Former President Ronald Reagan would have turned 110 last Saturday, and many Americans of all political stripes still reflect with nostalgia and pride on our memories of the president known as the Gipper.

Many of the pieces commemorating Reagan’s milestone birthday focused on the political ramifications of Reagan’s presidency, but paid little attention to the man beyond the myth.

By concentrating on Reagan’s role in ending the Cold War, in spurring the economic ingenuity and machinery of the Reagan Revolution, in handling the war on drugs, and his involvement in the Iran-Contra Affair, they miss a deeper analysis of the person himself, and what he represents as a fellow American rather than simply as president.

One can hardly blame them. As one of his biographers, Lou Cannon, noted, “People who had worked for him much of their lives suspected that there was something beneath the surface they had never seen, but they did not know what the something was.”

Democrats look up to icons such as former President John F. Kennedy and Martin Luther King Jr.—worthy role models in their own right for the causes they served.

But what does Reagan represent to young conservatives or even the younger generation as a whole?

Perhaps “Bedtime for Bonzo,” in which Reagan plays a professor who tries to parent a chimp, unintentionally offers a deeper glimpse of Reagan’s own thoughts on the subject.

“A lot of people think they were born better than others. I’m trying to prove it’s the way you’re raised that counts,” Reagan’s character says in the movie. “But even a monkey brought up in the right surroundings can learn the meaning of decency and honesty.”

Reagan learned this growing up in poverty with an alcoholic father in a small town in Illinois.

He played football at Eureka College, where he also served as the student body president and routinely participated in the school theater. Like his own dad, who refused to join the KKK because of his commitment to racial equality, Reagan defied the segregation and racism of his times by inviting his black football teammates to his mother’s house when a local hotel refused them entry.

A radio commentator and Hollywood actor who was often derided by the elites, he earned the title of the Great Communicator, with his incredible ability to understand the wishes of the other side, whether it be former Soviet leader Mikhail Gorbachev, the East Germans, or opponents in Congress. 

His faith in the goodness of his fellow man—informed by the Christian faith of his mother, his positive outlook, and his self-contained private life—enabled him to leave a unique mark on the world.
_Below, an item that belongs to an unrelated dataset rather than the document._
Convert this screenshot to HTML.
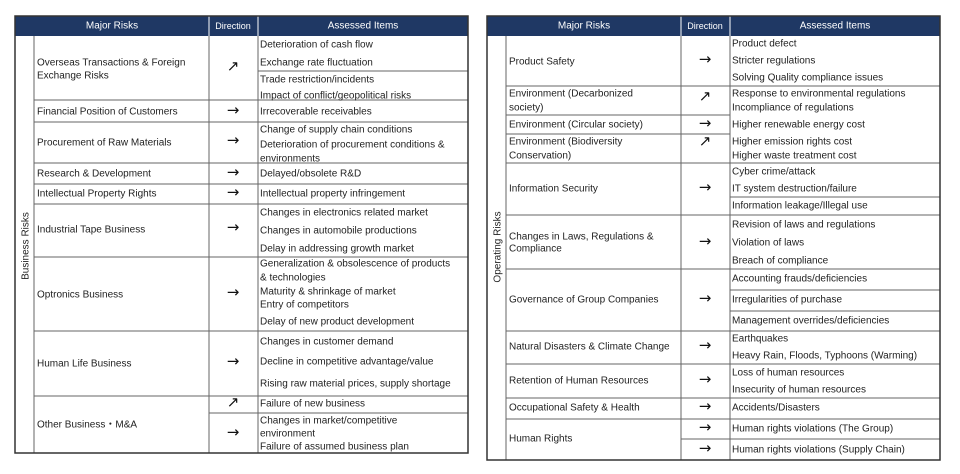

As Former President Barack Obama once reflected, “Ronald Reagan changed the trajectory of America in a way that, you know, Richard Nixon did not and in a way that Bill Clinton did not … he tapped into what people were already feeling, which was: We want clarity, we want optimism, we want a return to that sense of dynamism and entrepreneurship that had been missing.”
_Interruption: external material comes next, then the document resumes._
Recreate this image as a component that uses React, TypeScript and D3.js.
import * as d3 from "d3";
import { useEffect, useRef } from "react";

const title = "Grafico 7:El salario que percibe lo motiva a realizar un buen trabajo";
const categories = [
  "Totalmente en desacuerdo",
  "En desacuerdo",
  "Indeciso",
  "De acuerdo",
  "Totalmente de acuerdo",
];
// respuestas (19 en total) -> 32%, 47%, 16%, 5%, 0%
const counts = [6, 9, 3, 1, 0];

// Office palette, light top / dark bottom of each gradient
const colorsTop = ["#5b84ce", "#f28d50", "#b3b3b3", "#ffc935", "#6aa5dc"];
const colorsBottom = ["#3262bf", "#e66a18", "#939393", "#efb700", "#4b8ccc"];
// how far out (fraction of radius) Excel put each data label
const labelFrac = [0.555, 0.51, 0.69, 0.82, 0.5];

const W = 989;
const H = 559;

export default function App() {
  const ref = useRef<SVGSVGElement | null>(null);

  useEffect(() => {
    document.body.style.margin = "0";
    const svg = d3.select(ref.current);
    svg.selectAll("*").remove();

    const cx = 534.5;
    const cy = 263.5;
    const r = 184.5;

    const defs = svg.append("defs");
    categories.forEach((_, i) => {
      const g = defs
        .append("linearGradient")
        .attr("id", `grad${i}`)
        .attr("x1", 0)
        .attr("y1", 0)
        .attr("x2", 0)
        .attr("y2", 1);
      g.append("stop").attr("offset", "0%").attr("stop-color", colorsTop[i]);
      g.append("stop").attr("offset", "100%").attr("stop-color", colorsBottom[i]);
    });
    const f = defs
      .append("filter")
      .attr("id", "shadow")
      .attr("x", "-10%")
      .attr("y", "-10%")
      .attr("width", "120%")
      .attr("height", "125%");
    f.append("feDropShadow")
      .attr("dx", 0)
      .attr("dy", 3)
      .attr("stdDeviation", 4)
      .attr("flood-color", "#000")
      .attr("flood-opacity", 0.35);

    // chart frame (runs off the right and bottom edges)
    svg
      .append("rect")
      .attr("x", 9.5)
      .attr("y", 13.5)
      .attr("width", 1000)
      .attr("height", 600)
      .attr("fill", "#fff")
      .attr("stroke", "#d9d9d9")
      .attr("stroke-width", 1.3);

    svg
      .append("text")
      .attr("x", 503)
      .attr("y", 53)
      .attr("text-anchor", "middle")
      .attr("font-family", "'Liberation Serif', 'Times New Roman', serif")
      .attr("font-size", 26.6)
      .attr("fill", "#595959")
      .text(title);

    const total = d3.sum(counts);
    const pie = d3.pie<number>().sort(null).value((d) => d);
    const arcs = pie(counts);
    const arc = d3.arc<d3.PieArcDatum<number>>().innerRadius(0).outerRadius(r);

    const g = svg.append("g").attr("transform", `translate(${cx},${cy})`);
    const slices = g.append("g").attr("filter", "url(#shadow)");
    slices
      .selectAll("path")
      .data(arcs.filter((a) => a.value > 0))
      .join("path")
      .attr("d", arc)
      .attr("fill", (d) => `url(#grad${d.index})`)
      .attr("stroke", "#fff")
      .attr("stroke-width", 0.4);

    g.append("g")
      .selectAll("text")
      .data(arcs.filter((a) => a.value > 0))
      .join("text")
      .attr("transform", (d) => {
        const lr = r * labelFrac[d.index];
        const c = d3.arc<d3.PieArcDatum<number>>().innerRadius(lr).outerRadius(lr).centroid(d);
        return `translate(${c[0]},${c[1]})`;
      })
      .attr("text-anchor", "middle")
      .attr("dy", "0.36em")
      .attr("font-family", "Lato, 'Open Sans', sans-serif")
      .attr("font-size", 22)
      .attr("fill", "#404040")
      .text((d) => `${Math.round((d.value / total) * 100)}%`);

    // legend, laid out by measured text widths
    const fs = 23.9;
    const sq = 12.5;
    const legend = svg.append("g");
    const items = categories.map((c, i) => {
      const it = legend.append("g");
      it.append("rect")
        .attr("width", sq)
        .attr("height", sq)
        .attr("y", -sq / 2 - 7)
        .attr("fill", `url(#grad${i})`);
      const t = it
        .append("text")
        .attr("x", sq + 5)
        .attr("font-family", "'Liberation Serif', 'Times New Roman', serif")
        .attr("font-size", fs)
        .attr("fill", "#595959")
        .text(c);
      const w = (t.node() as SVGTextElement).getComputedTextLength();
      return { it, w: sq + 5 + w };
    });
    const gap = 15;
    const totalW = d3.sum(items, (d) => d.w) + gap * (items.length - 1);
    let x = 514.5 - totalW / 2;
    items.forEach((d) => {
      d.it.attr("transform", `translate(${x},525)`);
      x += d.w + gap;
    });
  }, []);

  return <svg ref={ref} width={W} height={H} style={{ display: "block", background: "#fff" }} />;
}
As a president, but more importantly as a person, Reagan’s sense of purpose illustrated an abiding, fundamental, and optimistic faith in the American dream. Perhaps he believed in its vision because he had lived and exemplified it in so many respects.

As Reagan confidante Edwin Meese has recounted, one of Reagan’s favorite jokes concerned a psychiatrist, a young boy, and a dung heap. The psychiatrist takes the young boy into a stable with a dung heap. The boy enthusiastically dives in. The psychiatrist asks why. The boy says he figured if there was that much dung, there must be a pony in there somewhere.

Unlike some of his predecessors, such as Presidents Richard Nixon and Lyndon Johnson, whose win-at-all-costs mentalities tarnished their legacies, Reagan deployed a twinkle in the eye and a disarming and simplistic ease that would resonate with all of us.

Despite obstacles in his youth and political career not unlike those of Nixon and Johnson, Reagan always maintained a sense of optimism.

Nixon’s favorite movie was “Patton,” which depicts the story of an intense World War II general who infamously slapped one of his subordinates. Kennedy enjoyed James Bond books and movies. Reagan’s favorite film was the “The Sound of Music,” in which the von Trapps, a gifted family who bond through music, are forced to escape their home in Austria to avoid persecution by the Nazis.

The theme of the musical is one that Reagan would have understood well. Even after Americans lost faith in their government during some of the gloomiest and polarizing times in our nation’s history, Reagan, through his optimism and heart-warming smile, found a way to restore it.

Sadly, Christopher Plummer, the actor who played the role of Captain von Trapp in “The Sound of Music,” died last Friday, a day before Reagan’s birthday, and George Shultz, secretary of state for most of Reagan’s two terms, died on Sunday.

As tragic as these coincidences are, they are also fitting. Reagan, Plummer, and Shultz, through their work, touched countless lives and gave hope to millions. 

They gave the hope that no matter how dark and dire things are, no matter how trapped we young people feel in our own lives, how insecure we feel about our futures, there is always reason to have faith in the goodness of others and to have optimism for the future.